1. The problem statement, all variables and given/known data
http://imgur.com/12LbqWL

Part b

2. Relevant equations

3. The attempt at a solution
Since it says the first four terms, not nonzero, the first four terms would be 0-(1/3-0)+2/9(x-2)-1/9(x-2)^2
I'm confused when it says I need to find these for x=2... Do I just plug in x=2 now and those four terms are them? Those won't be terms they'll be numbers. I'm assuming that the series is already centered at x=2 as that's why is says (x-2)^n so if that's the case, finding f'(2) would be to use the equation for geometric series so A/(1-R) but the first term is 0. Did they mean to say the first four nonzero terms? If someone can confirm this that'd be great.

2. Apr 29, 2016

### alivedude

They want you do write out the derivative $f'(x)$ in the same way as the series you got in the problem, the first four terms and then the general term. After that you should plug in x=2.

3. Apr 29, 2016

### nfcfox

First four nonzero terms?

4. Apr 29, 2016

### alivedude

That is what I would do.

5. Apr 29, 2016

### nfcfox

So is the power series already centered about x=2 when I take the derivative??

6. Apr 29, 2016

### alivedude

Well, $f(x)$ is defined by the power series, which is expanded around $x=2$. So taking the derivative of the power series would be to take the derivate of $f(x)$ and its derivative would indeed be a new power series that is indeed expanded around $x=2$ and have the same radius of convergence as $f(x)$ itself.

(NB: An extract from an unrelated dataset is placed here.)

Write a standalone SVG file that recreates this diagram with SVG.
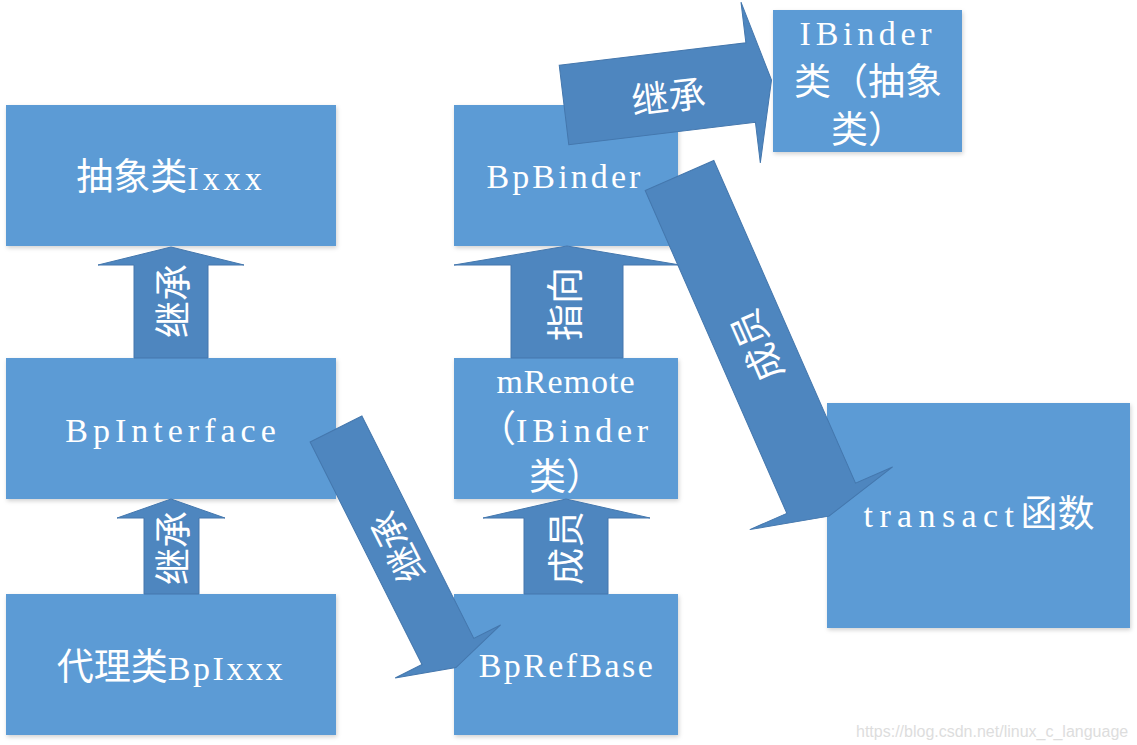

EDIT: If you look at what you write in your attempted solution I think you can see that the derivative takes to form of a power series.

7. Apr 29, 2016

### nfcfox

Right but I guess my question is why is it automatically centered around x=2.

8. Apr 29, 2016

### alivedude

Because it follows from the definition of a power series, i'll show you a general case with a power series expanded around some point $x=c$ and its derivate

$f(x)= \sum_{n=0}^{\infty} a_n(x-c)^n$

let us now take the derivate of this, its a sum so the derivate of the whole thing is just the sum of the derivates of each term. We have that

$f'(x) = \sum_{n=1}^{\infty} na_n(x-c)^{n-1}$

We can now see that $f(x)$ and $f'(x)$ is indeed power series and they are both expanded around $x=c$. I don't think that it could get any clearer than this.